### Exercise:
Show every line below where "standalone" can be found.

=-=-=

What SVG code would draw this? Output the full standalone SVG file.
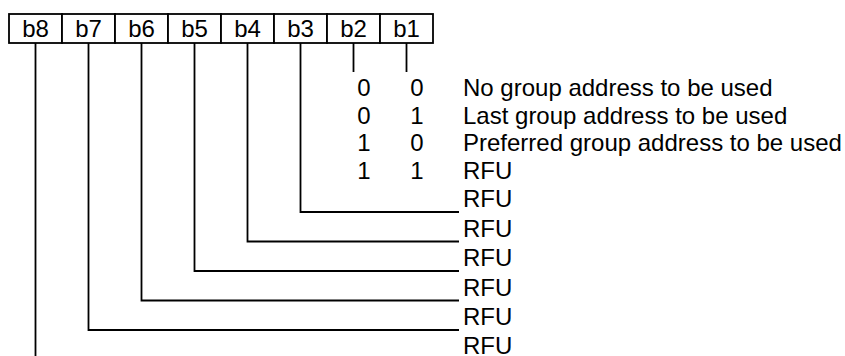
<svg xmlns="http://www.w3.org/2000/svg" width="845" height="356" viewBox="0 0 845 356">
<style>
.cell{fill:#fff;stroke:#000;stroke-width:1.8}
.t{font-family:"Liberation Sans",Arial,sans-serif;font-size:24px;fill:#000}
.m{text-anchor:middle}
.ln{fill:none;stroke:#000;stroke-width:1.8}
</style>
<rect width="845" height="356" fill="#fff"/>
<g id="register">
<g id="b8"><rect class="cell" x="9" y="14" width="53" height="29"/><text class="t m" x="35.5" y="37">b8</text></g>
<g id="b7"><rect class="cell" x="62" y="14" width="53" height="29"/><text class="t m" x="88.5" y="37">b7</text></g>
<g id="b6"><rect class="cell" x="115" y="14" width="53" height="29"/><text class="t m" x="141.5" y="37">b6</text></g>
<g id="b5"><rect class="cell" x="168" y="14" width="53" height="29"/><text class="t m" x="194.5" y="37">b5</text></g>
<g id="b4"><rect class="cell" x="221" y="14" width="53" height="29"/><text class="t m" x="247.5" y="37">b4</text></g>
<g id="b3"><rect class="cell" x="274" y="14" width="53" height="29"/><text class="t m" x="300.5" y="37">b3</text></g>
<g id="b2"><rect class="cell" x="327" y="14" width="53" height="29"/><text class="t m" x="353.5" y="37">b2</text></g>
<g id="b1"><rect class="cell" x="380" y="14" width="53" height="29"/><text class="t m" x="406.5" y="37">b1</text></g>
</g>
<g id="connectors">
<path class="ln" d="M353.5 43V72"/>
<path class="ln" d="M406.5 43V72"/>
<path class="ln" d="M300.5 43V212H459"/>
<path class="ln" d="M247.5 43V241.5H459"/>
<path class="ln" d="M194.5 43V271H459"/>
<path class="ln" d="M141.5 43V300.5H459"/>
<path class="ln" d="M88.5 43V330H459"/>
<path class="ln" d="M35.5 43V360H459"/>
</g>
<g id="values">
<text class="t m" x="364" y="96">0</text><text class="t m" x="417" y="96">0</text><text class="t" x="463" y="96">No group address to be used</text>
<text class="t m" x="364" y="123.5">0</text><text class="t m" x="417" y="123.5">1</text><text class="t" x="463" y="123.5">Last group address to be used</text>
<text class="t m" x="364" y="151">1</text><text class="t m" x="417" y="151">0</text><text class="t" x="463" y="151">Preferred group address to be used</text>
<text class="t m" x="364" y="178.5">1</text><text class="t m" x="417" y="178.5">1</text><text class="t" x="463" y="178.5">RFU</text>
<text class="t" x="463" y="207">RFU</text>
<text class="t" x="463" y="236.5">RFU</text>
<text class="t" x="463" y="266">RFU</text>
<text class="t" x="463" y="295.5">RFU</text>
<text class="t" x="463" y="325">RFU</text>
<text class="t" x="463" y="353.5">RFU</text>
</g>
</svg>
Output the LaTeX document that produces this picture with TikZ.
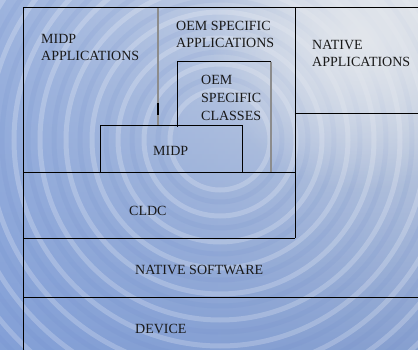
\documentclass[tikz,border=0pt]{standalone}
\usepackage{fontspec}
\setmainfont{Liberation Serif}
\usetikzlibrary{fadings}
\definecolor{bgtop}{RGB}{220,225,232}
\definecolor{bgbot}{RGB}{135,160,208}
\definecolor{bgleft}{RGB}{130,160,218}
\definecolor{ripdark}{RGB}{105,135,200}
\definecolor{bgpale}{RGB}{226,230,236}
\tikzfading[name=softspot, inner color=transparent!0, outer color=transparent!100]
\tikzfading[name=leftfade, left color=transparent!30, right color=transparent!100]
\begin{document}
\begin{tikzpicture}[x=1pt,y=-1pt,
  lbl/.style={anchor=base west,inner sep=0pt,font=\fontsize{14}{17}\selectfont,text=black!90},
  edge/.style={draw=black,line width=1pt},
  greyedge/.style={draw=black!45,line width=1.3pt}]
\useasboundingbox (0,0) rectangle (418,350);
% background
\shade[top color=bgtop,bottom color=bgbot] (0,0) rectangle (418,350);
\fill[bgleft,path fading=leftfade] (0,0) rectangle (418,350);
\begin{scope}
\clip (0,0) rectangle (418,350);
\foreach \r in {50,76,...,340} {
  \draw[white,opacity=0.22,line width=5pt] (220,140) circle[radius=\r];
  \draw[ripdark,opacity=0.12,line width=5pt] (220,140) circle[radius=\r+12];
}
\fill[bgpale,path fading=softspot] (360,40) circle[radius=150];
\end{scope}
% lines
\draw[edge] (23,8) -- (23,350);
\draw[edge] (23,8) -- (418,8);
\draw[greyedge] (158,8) -- (158,126);
\draw[draw=black,line width=2.2pt] (158,103) -- (158,115);
\draw[edge] (295,8) -- (295,238);
\draw[edge] (295,114) -- (418,114);
\draw[edge] (177,127) -- (177,62) -- (271,62);
\draw[greyedge] (271,62) -- (271,173);
\draw[edge] (100,173) -- (100,126) -- (242,126) -- (242,173);
\draw[edge] (23,173) -- (295,173);
\draw[edge] (23,238) -- (295,238);
\draw[edge] (23,297) -- (418,297);
% texts
\node[lbl] (midpappA) at (41,44) {MIDP};
\node[lbl] (midpappB) at (41,61) {APPLICATIONS};
\node[lbl] (oemappA) at (176,31) {OEM SPECIFIC};
\node[lbl] (oemappB) at (176,48) {APPLICATIONS};
\node[lbl] (natappA) at (312,50) {NATIVE};
\node[lbl] (natappB) at (312,67) {APPLICATIONS};
\node[lbl] (oemclsA) at (201,85) {OEM};
\node[lbl] (oemclsB) at (201,103) {SPECIFIC};
\node[lbl] (oemclsC) at (201,121) {CLASSES};
\node[lbl] (midp) at (153,156) {MIDP};
\node[lbl] (cldc) at (129,215) {CLDC};
\node[lbl] (natsw) at (135,274) {NATIVE SOFTWARE};
\node[lbl] (device) at (135,333) {DEVICE};
\end{tikzpicture}
\end{document}
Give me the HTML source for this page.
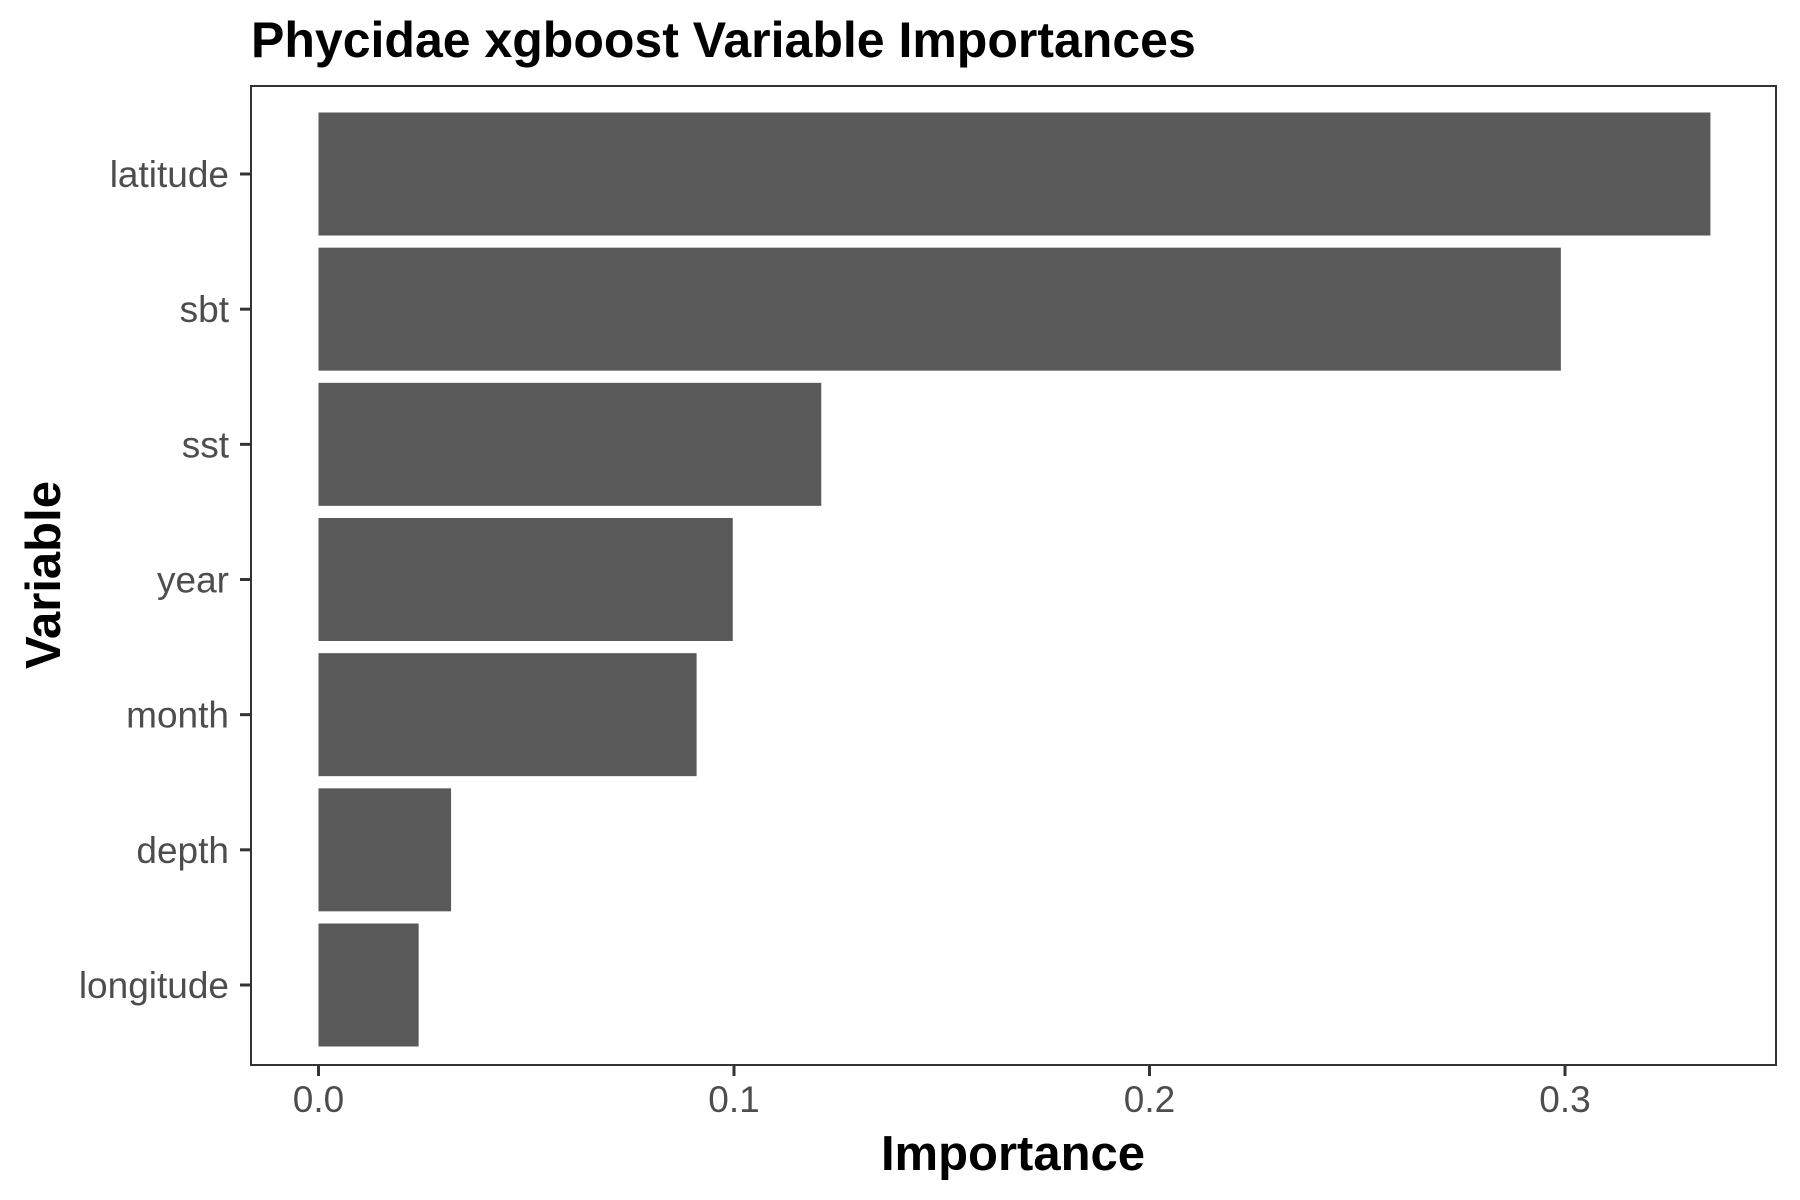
<!DOCTYPE html>
<html><head><meta charset="utf-8"><style>
html,body{margin:0;padding:0;background:#fff;}
svg{display:block;font-family:"Liberation Sans",Arial,sans-serif;}
</style></head><body>
<svg id="chart" width="1800" height="1200" viewBox="0 0 1800 1200">
<rect width="1800" height="1200" fill="#fff"/>
<text x="251" y="57" font-size="50" font-weight="bold" fill="#000">Phycidae xgboost Variable Importances</text>
<g id="bars"></g>
<rect x="251" y="86" width="1525" height="979" fill="none" stroke="#333" stroke-width="2"/>
<g id="yaxis"></g>
<g id="xaxis"></g>
<text x="1013" y="1170" font-size="49" font-weight="bold" text-anchor="middle" fill="#000">Importance</text>
<text transform="translate(60,575) rotate(-90)" font-size="49" font-weight="bold" text-anchor="middle" fill="#000">Variable</text>
</svg>
<script>
const categories = ["latitude","sbt","sst","year","month","depth","longitude"];
const importance = [0.335,0.299,0.121,0.0997,0.091,0.0319,0.0241];
const xTicks = [0,0.1,0.2,0.3];
const xTickLabels = ["0.0","0.1","0.2","0.3"];

const NS="http://www.w3.org/2000/svg";
const x0=318.5, pxPerUnit=4155;
function xScale(v){return x0+v*pxPerUnit;}
function yScale(i){return 174+i*(985-174)/(categories.length-1);}
const bandH=0.91*(985-174)/(categories.length-1);
function mk(tag,attrs,parent){const e=document.createElementNS(NS,tag);for(const k in attrs)e.setAttribute(k,attrs[k]);parent.appendChild(e);return e;}
const bars=document.getElementById('bars'),ya=document.getElementById('yaxis'),xa=document.getElementById('xaxis');
categories.forEach((c,i)=>{
  const cy=yScale(i);
  const r=mk('rect',{x:xScale(0),y:cy-bandH/2,width:xScale(importance[i])-xScale(0),height:bandH,fill:'#595959'},bars);
  
  
  const t=mk('line',{x1:240,x2:251,y1:cy,y2:cy,stroke:'#333','stroke-width':3},ya);
  
  
  const l=mk('text',{x:229,y:cy+13,'font-size':37,'text-anchor':'end',fill:'#4d4d4d'},ya);
  l.textContent=c;
  
  
});
xTicks.forEach((v,i)=>{
  const x=xScale(v);
  const t=mk('line',{x1:x,x2:x,y1:1065,y2:1076,stroke:'#333','stroke-width':3},xa);
  
  
  const l=mk('text',{x:x,y:1112,'font-size':37,'text-anchor':'middle',fill:'#4d4d4d'},xa);
  l.textContent=xTickLabels[i];
  
  
});
</script>
</body></html>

=-=-=

### Answer to the exercise:
What SVG code would draw this? Output the full standalone SVG file.
\documentclass[tikz,border=0pt]{standalone}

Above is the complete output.